---------- RECORDS SHOWN

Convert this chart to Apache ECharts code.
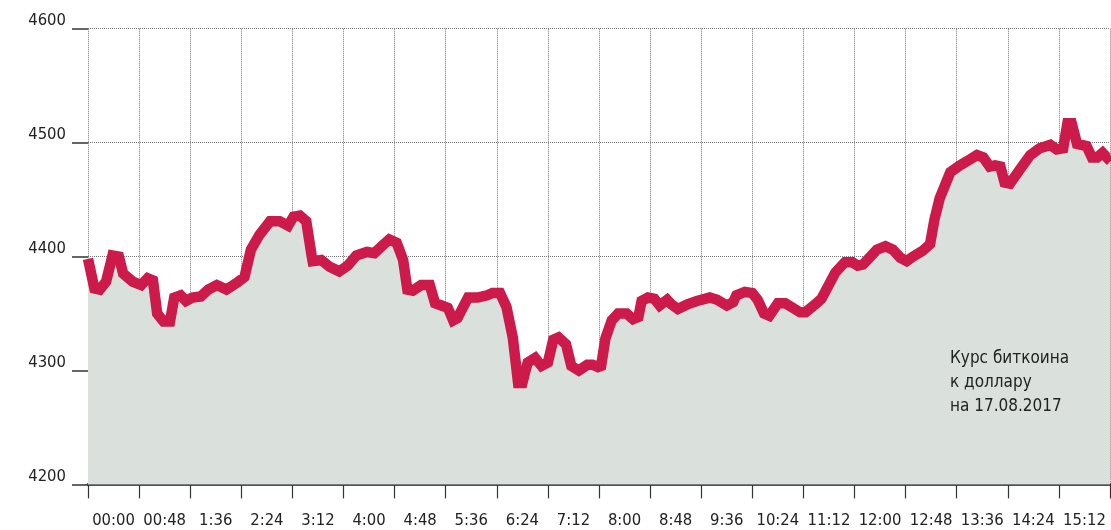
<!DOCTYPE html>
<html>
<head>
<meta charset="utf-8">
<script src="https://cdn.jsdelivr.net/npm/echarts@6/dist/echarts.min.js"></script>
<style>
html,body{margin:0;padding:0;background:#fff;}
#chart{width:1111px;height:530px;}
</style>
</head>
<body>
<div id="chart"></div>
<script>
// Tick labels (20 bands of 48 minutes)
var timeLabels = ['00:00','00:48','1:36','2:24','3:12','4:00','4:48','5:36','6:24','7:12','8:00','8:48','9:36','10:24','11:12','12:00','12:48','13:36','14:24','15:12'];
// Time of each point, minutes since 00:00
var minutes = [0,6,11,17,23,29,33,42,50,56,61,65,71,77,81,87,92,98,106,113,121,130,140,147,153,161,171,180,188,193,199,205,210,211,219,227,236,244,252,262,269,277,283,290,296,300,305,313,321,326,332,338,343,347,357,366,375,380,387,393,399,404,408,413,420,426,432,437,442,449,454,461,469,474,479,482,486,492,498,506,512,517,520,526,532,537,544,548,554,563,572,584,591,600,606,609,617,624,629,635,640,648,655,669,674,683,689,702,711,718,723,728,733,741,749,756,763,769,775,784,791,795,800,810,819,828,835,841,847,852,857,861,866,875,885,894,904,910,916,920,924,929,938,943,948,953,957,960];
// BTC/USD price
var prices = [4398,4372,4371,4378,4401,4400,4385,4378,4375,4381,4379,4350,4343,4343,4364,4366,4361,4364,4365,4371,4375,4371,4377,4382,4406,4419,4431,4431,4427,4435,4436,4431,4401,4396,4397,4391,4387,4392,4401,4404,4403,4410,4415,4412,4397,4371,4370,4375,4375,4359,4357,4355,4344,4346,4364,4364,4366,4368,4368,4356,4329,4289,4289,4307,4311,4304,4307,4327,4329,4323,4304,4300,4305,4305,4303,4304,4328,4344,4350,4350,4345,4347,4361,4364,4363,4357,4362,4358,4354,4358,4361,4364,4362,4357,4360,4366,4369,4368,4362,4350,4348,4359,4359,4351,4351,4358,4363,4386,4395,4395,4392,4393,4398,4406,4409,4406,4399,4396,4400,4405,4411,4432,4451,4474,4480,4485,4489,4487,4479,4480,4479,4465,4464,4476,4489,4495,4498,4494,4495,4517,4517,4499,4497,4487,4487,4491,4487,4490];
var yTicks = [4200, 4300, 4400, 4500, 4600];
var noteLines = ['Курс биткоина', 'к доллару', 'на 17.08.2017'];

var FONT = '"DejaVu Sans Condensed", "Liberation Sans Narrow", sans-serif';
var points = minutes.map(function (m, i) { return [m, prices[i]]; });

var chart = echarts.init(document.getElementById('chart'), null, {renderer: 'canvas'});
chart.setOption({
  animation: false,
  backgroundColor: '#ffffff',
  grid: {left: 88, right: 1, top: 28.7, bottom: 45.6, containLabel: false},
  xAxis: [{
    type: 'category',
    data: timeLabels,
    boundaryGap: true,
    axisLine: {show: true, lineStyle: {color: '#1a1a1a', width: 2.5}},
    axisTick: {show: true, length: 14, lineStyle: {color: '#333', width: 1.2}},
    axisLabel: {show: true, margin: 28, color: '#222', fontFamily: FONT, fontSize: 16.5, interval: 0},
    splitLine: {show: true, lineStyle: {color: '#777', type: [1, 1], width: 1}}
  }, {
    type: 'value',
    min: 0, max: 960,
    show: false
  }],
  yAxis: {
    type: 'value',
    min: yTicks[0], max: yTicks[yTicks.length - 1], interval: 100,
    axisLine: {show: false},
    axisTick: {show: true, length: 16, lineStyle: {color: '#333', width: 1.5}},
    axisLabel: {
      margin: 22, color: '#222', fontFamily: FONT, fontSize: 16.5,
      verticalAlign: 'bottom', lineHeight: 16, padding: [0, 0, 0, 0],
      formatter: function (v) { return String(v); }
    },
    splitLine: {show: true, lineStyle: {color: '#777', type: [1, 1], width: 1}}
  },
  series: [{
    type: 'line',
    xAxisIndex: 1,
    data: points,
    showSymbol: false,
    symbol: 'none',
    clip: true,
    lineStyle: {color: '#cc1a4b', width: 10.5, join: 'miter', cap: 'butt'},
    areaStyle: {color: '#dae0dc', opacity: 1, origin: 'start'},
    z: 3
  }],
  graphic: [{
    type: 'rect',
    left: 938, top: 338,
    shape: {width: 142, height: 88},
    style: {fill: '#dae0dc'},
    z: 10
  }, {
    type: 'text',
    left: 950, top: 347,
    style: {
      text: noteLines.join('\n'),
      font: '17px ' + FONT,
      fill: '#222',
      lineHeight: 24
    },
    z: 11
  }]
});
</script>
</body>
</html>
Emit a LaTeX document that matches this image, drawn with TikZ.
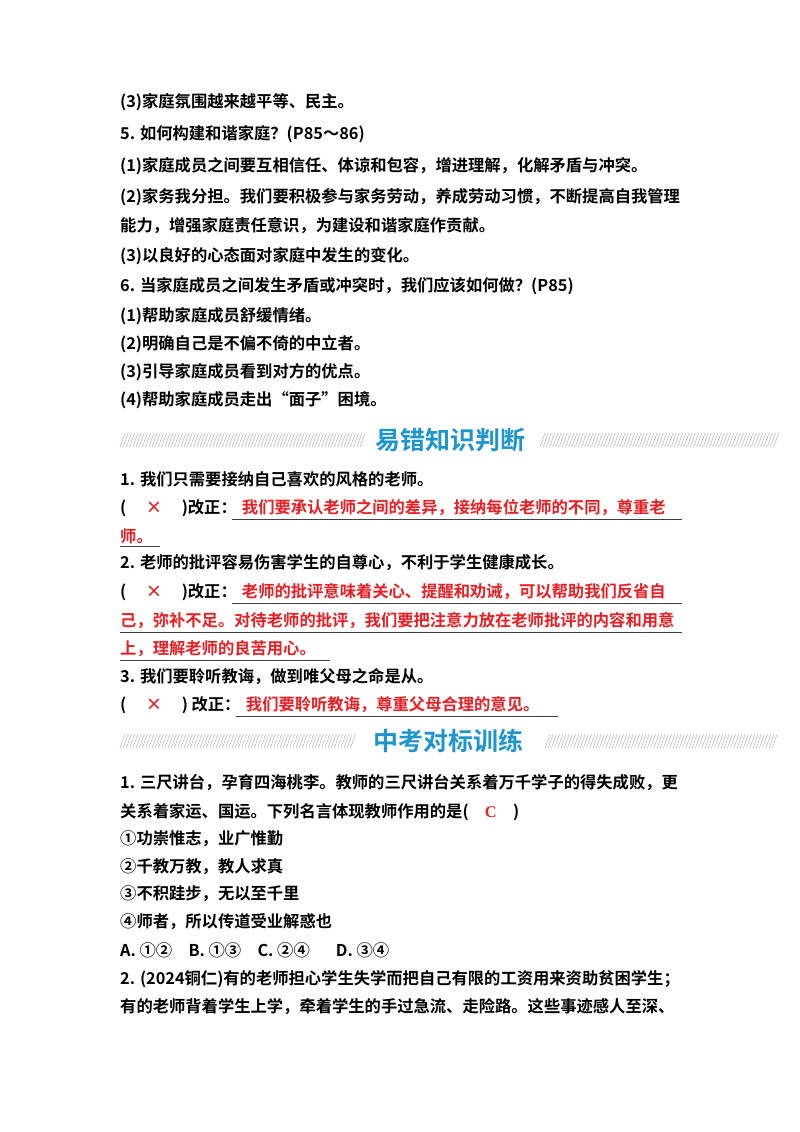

--------------------

REQUIREMENT.
Skipping the pictures, transcribe each line above exactly as it appears.

EXERCISE SOLUTION.
Convert this chart to Apache ECharts code.
<!DOCTYPE html>
<html>
<head>
<meta charset="utf-8">
<script src="https://cdn.jsdelivr.net/npm/echarts@6/dist/echarts.min.js"></script>
<style>
html,body{margin:0;padding:0;background:#fff;}
#chart{width:1111px;height:530px;}
</style>
</head>
<body>
<div id="chart"></div>
<script>
// Tick labels (20 bands of 48 minutes)
var timeLabels = ['00:00','00:48','1:36','2:24','3:12','4:00','4:48','5:36','6:24','7:12','8:00','8:48','9:36','10:24','11:12','12:00','12:48','13:36','14:24','15:12'];
// Time of each point, minutes since 00:00
var minutes = [0,6,11,17,23,29,33,42,50,56,61,65,71,77,81,87,92,98,106,113,121,130,140,147,153,161,171,180,188,193,199,205,210,211,219,227,236,244,252,262,269,277,283,290,296,300,305,313,321,326,332,338,343,347,357,366,375,380,387,393,399,404,408,413,420,426,432,437,442,449,454,461,469,474,479,482,486,492,498,506,512,517,520,526,532,537,544,548,554,563,572,584,591,600,606,609,617,624,629,635,640,648,655,669,674,683,689,702,711,718,723,728,733,741,749,756,763,769,775,784,791,795,800,810,819,828,835,841,847,852,857,861,866,875,885,894,904,910,916,920,924,929,938,943,948,953,957,960];
// BTC/USD price
var prices = [4398,4372,4371,4378,4401,4400,4385,4378,4375,4381,4379,4350,4343,4343,4364,4366,4361,4364,4365,4371,4375,4371,4377,4382,4406,4419,4431,4431,4427,4435,4436,4431,4401,4396,4397,4391,4387,4392,4401,4404,4403,4410,4415,4412,4397,4371,4370,4375,4375,4359,4357,4355,4344,4346,4364,4364,4366,4368,4368,4356,4329,4289,4289,4307,4311,4304,4307,4327,4329,4323,4304,4300,4305,4305,4303,4304,4328,4344,4350,4350,4345,4347,4361,4364,4363,4357,4362,4358,4354,4358,4361,4364,4362,4357,4360,4366,4369,4368,4362,4350,4348,4359,4359,4351,4351,4358,4363,4386,4395,4395,4392,4393,4398,4406,4409,4406,4399,4396,4400,4405,4411,4432,4451,4474,4480,4485,4489,4487,4479,4480,4479,4465,4464,4476,4489,4495,4498,4494,4495,4517,4517,4499,4497,4487,4487,4491,4487,4490];
var yTicks = [4200, 4300, 4400, 4500, 4600];
var noteLines = ['Курс биткоина', 'к доллару', 'на 17.08.2017'];

var FONT = '"DejaVu Sans Condensed", "Liberation Sans Narrow", sans-serif';
var points = minutes.map(function (m, i) { return [m, prices[i]]; });

var chart = echarts.init(document.getElementById('chart'), null, {renderer: 'canvas'});
chart.setOption({
  animation: false,
  backgroundColor: '#ffffff',
  grid: {left: 88, right: 1, top: 28.7, bottom: 45.6, containLabel: false},
  xAxis: [{
    type: 'category',
    data: timeLabels,
    boundaryGap: true,
    axisLine: {show: true, lineStyle: {color: '#1a1a1a', width: 2.5}},
    axisTick: {show: true, length: 14, lineStyle: {color: '#333', width: 1.2}},
    axisLabel: {show: true, margin: 28, color: '#222', fontFamily: FONT, fontSize: 16.5, interval: 0},
    splitLine: {show: true, lineStyle: {color: '#777', type: [1, 1], width: 1}}
  }, {
    type: 'value',
    min: 0, max: 960,
    show: false
  }],
  yAxis: {
    type: 'value',
    min: yTicks[0], max: yTicks[yTicks.length - 1], interval: 100,
    axisLine: {show: false},
    axisTick: {show: true, length: 16, lineStyle: {color: '#333', width: 1.5}},
    axisLabel: {
      margin: 22, color: '#222', fontFamily: FONT, fontSize: 16.5,
      verticalAlign: 'bottom', lineHeight: 16, padding: [0, 0, 0, 0],
      formatter: function (v) { return String(v); }
    },
    splitLine: {show: true, lineStyle: {color: '#777', type: [1, 1], width: 1}}
  },
  series: [{
    type: 'line',
    xAxisIndex: 1,
    data: points,
    showSymbol: false,
    symbol: 'none',
    clip: true,
    lineStyle: {color: '#cc1a4b', width: 10.5, join: 'miter', cap: 'butt'},
    areaStyle: {color: '#dae0dc', opacity: 1, origin: 'start'},
    z: 3
  }],
  graphic: [{
    type: 'rect',
    left: 938, top: 338,
    shape: {width: 142, height: 88},
    style: {fill: '#dae0dc'},
    z: 10
  }, {
    type: 'text',
    left: 950, top: 347,
    style: {
      text: noteLines.join('\n'),
      font: '17px ' + FONT,
      fill: '#222',
      lineHeight: 24
    },
    z: 11
  }]
});
</script>
</body>
</html>
Emit a LaTeX document that matches this image, drawn with TikZ.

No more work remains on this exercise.